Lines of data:
::::::::
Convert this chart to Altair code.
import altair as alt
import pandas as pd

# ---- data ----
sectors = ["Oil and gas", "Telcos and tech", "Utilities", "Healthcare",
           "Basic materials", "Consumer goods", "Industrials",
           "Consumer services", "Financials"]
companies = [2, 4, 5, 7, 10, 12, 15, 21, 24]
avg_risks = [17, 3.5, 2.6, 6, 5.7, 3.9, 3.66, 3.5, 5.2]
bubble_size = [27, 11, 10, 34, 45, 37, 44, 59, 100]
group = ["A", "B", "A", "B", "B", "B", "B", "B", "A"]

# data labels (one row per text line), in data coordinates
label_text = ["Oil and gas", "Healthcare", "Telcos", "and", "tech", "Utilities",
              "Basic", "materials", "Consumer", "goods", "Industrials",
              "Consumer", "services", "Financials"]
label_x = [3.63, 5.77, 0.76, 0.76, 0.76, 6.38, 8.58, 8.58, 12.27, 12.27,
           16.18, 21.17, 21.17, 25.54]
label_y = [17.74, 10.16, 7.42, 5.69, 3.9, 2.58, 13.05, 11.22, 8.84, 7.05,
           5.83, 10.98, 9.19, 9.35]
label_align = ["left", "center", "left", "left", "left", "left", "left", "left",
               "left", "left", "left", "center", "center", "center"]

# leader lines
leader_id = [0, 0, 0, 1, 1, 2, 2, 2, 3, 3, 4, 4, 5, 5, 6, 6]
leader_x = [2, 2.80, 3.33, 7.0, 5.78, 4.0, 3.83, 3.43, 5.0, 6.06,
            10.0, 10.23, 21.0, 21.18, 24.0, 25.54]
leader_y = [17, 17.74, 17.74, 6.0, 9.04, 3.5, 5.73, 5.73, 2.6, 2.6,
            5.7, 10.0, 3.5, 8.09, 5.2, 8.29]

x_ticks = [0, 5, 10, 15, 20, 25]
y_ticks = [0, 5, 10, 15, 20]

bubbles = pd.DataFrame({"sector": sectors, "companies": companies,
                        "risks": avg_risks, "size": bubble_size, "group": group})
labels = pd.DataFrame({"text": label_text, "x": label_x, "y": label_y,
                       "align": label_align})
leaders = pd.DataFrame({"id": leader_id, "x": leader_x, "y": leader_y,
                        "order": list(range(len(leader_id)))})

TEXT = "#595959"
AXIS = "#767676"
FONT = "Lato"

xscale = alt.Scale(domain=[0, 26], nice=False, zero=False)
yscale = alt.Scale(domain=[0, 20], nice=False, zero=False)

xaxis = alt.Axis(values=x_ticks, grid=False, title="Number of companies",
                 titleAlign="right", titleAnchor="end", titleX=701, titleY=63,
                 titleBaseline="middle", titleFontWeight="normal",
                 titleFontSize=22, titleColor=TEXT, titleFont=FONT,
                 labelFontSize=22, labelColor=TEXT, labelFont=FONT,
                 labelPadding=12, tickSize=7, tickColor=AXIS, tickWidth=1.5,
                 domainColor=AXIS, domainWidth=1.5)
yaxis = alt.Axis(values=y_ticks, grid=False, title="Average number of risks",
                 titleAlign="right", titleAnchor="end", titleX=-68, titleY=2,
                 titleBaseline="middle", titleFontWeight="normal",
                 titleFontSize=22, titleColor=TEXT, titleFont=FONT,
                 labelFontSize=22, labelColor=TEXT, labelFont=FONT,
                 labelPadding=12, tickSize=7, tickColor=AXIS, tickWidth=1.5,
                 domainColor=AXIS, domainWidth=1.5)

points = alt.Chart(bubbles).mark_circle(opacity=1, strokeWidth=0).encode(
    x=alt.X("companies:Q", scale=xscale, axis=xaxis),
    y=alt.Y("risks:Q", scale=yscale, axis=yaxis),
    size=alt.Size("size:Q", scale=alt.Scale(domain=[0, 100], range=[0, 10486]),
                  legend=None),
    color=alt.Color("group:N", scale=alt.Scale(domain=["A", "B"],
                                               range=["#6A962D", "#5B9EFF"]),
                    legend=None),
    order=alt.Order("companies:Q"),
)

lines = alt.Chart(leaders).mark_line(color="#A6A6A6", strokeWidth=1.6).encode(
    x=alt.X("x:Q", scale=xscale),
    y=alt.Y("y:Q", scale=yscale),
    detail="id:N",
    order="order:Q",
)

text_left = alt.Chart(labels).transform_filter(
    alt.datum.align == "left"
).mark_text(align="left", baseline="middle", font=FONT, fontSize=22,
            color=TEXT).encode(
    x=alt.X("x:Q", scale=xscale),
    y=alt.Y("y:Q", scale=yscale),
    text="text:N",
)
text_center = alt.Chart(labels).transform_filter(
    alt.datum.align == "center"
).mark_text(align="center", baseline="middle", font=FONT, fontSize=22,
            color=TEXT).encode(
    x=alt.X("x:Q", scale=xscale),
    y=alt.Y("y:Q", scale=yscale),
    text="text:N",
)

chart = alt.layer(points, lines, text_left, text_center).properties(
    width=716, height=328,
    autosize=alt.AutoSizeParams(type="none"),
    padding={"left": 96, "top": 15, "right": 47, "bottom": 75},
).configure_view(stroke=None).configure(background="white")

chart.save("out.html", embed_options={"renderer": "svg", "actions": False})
::::::::
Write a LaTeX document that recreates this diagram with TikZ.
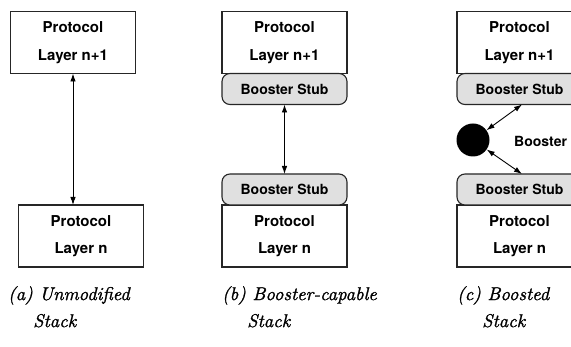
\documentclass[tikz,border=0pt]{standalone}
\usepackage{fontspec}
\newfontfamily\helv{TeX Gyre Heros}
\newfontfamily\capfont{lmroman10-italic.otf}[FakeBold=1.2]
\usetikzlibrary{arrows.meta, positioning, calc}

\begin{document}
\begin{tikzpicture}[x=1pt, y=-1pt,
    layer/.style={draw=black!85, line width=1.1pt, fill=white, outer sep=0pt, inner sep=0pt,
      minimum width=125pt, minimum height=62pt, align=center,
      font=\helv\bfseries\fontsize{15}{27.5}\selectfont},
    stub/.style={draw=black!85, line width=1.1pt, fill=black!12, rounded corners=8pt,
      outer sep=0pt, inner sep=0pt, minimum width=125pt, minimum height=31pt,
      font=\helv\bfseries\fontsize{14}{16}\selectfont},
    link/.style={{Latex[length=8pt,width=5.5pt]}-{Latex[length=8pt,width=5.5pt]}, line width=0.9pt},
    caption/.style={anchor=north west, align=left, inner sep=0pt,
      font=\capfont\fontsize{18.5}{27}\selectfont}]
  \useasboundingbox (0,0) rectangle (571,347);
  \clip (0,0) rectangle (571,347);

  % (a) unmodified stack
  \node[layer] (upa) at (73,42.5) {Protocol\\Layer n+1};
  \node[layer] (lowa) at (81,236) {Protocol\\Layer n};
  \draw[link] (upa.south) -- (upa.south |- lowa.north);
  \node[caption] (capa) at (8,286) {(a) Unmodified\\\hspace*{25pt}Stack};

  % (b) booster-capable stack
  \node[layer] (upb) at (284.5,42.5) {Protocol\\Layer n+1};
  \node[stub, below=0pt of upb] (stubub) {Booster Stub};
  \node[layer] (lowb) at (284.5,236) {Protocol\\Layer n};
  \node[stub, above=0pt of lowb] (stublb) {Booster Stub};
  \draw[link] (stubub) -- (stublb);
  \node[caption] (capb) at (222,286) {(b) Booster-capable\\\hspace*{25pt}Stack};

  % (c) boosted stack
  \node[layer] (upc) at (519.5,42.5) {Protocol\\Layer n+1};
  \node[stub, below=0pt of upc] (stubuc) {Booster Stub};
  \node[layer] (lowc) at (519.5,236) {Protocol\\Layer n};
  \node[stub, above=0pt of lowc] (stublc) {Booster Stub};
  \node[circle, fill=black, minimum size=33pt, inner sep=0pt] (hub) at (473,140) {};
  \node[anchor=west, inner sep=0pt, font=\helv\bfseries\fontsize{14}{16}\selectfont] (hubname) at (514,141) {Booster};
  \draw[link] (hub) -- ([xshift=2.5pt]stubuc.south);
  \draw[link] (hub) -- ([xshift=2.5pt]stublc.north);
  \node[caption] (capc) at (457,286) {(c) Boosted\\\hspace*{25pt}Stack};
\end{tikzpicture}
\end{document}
::::::::
### WHAT TO PRODUCE
Reproduce exactly the lines above starting at the line containing "Write a LaTeX" and ending at the line containing "(capa) at (8,286)", including both, but not the pictures.

### RESPONSE TO THIS EXERCISE
Write a LaTeX document that recreates this diagram with TikZ.
\documentclass[tikz,border=0pt]{standalone}
\usepackage{fontspec}
\newfontfamily\helv{TeX Gyre Heros}
\newfontfamily\capfont{lmroman10-italic.otf}[FakeBold=1.2]
\usetikzlibrary{arrows.meta, positioning, calc}

\begin{document}
\begin{tikzpicture}[x=1pt, y=-1pt,
    layer/.style={draw=black!85, line width=1.1pt, fill=white, outer sep=0pt, inner sep=0pt,
      minimum width=125pt, minimum height=62pt, align=center,
      font=\helv\bfseries\fontsize{15}{27.5}\selectfont},
    stub/.style={draw=black!85, line width=1.1pt, fill=black!12, rounded corners=8pt,
      outer sep=0pt, inner sep=0pt, minimum width=125pt, minimum height=31pt,
      font=\helv\bfseries\fontsize{14}{16}\selectfont},
    link/.style={{Latex[length=8pt,width=5.5pt]}-{Latex[length=8pt,width=5.5pt]}, line width=0.9pt},
    caption/.style={anchor=north west, align=left, inner sep=0pt,
      font=\capfont\fontsize{18.5}{27}\selectfont}]
  \useasboundingbox (0,0) rectangle (571,347);
  \clip (0,0) rectangle (571,347);

  % (a) unmodified stack
  \node[layer] (upa) at (73,42.5) {Protocol\\Layer n+1};
  \node[layer] (lowa) at (81,236) {Protocol\\Layer n};
  \draw[link] (upa.south) -- (upa.south |- lowa.north);
  \node[caption] (capa) at (8,286) {(a) Unmodified\\\hspace*{25pt}Stack};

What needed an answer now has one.